Perhaps unsurprisingly, financial institutions that responded to the proposal were unanimously against it. They were particularly concerned by the impact that could result from the claims-made basis on which PII operates. If a firm had financial institution cover when the work was carried out, but no longer had that cover when a claim is brought, financial institutions could find themselves without recourse to a policy of insurance. In addition, a number of financial institutions informed the SRA that if such a proposal were to be implemented in October 2011, there would be insufficient time to update their IT systems to reflect the difference between firms that had financial institution cover and those that did not.
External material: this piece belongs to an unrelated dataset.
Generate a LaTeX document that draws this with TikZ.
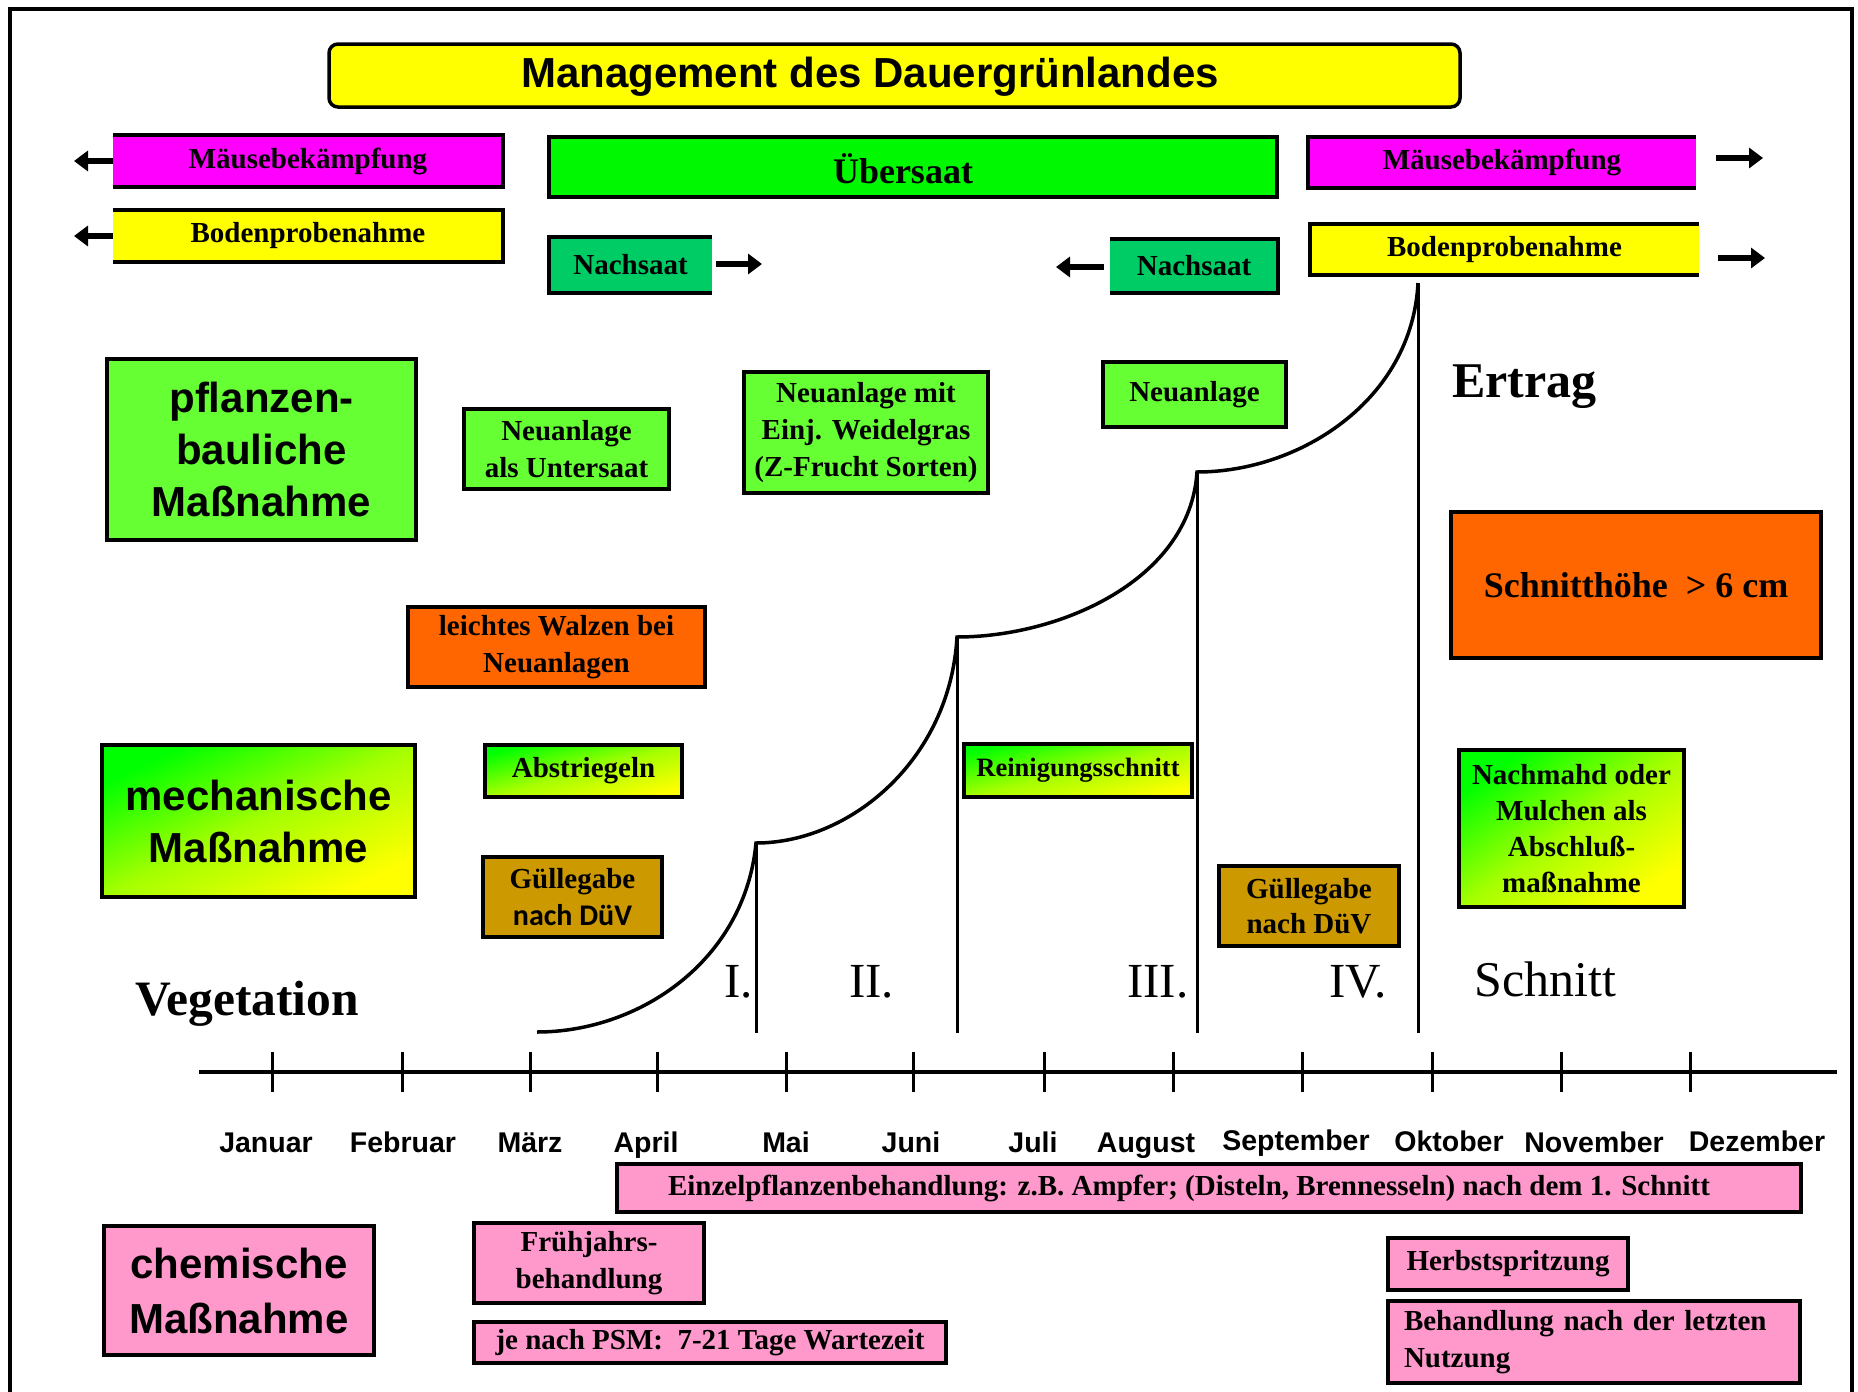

As a result, they would have to move towards a small panel of firms.

Insurers voiced their support for the proposal, stating that the flexibility it would afford insurers would be beneficial and that financial institutions did not need regulatory protection. They also said they would be willing, in principle, to offer firms additional financial institution cover. Any firm that had difficulty in qualifying for such additional cover would probably experience the same difficulty in respect of the more reduced PII cover.

SRA's findings

In response to the strong opposition to proposal two, particularly the concerns, expressed by lenders and solicitors alike, over the potential resulting reduction in the size of mortgage lenders' panels and the consequent repercussions for consumers, the SRA has confirmed that it will not be adopting this approach in October 2011. The SRA plans to undertake further research and analysis of the conveyancing process in future with a particular emphasis on improving the regulation of conveyancing firms. The SRA plans to complete this process with a view to implementing further changes at a later date.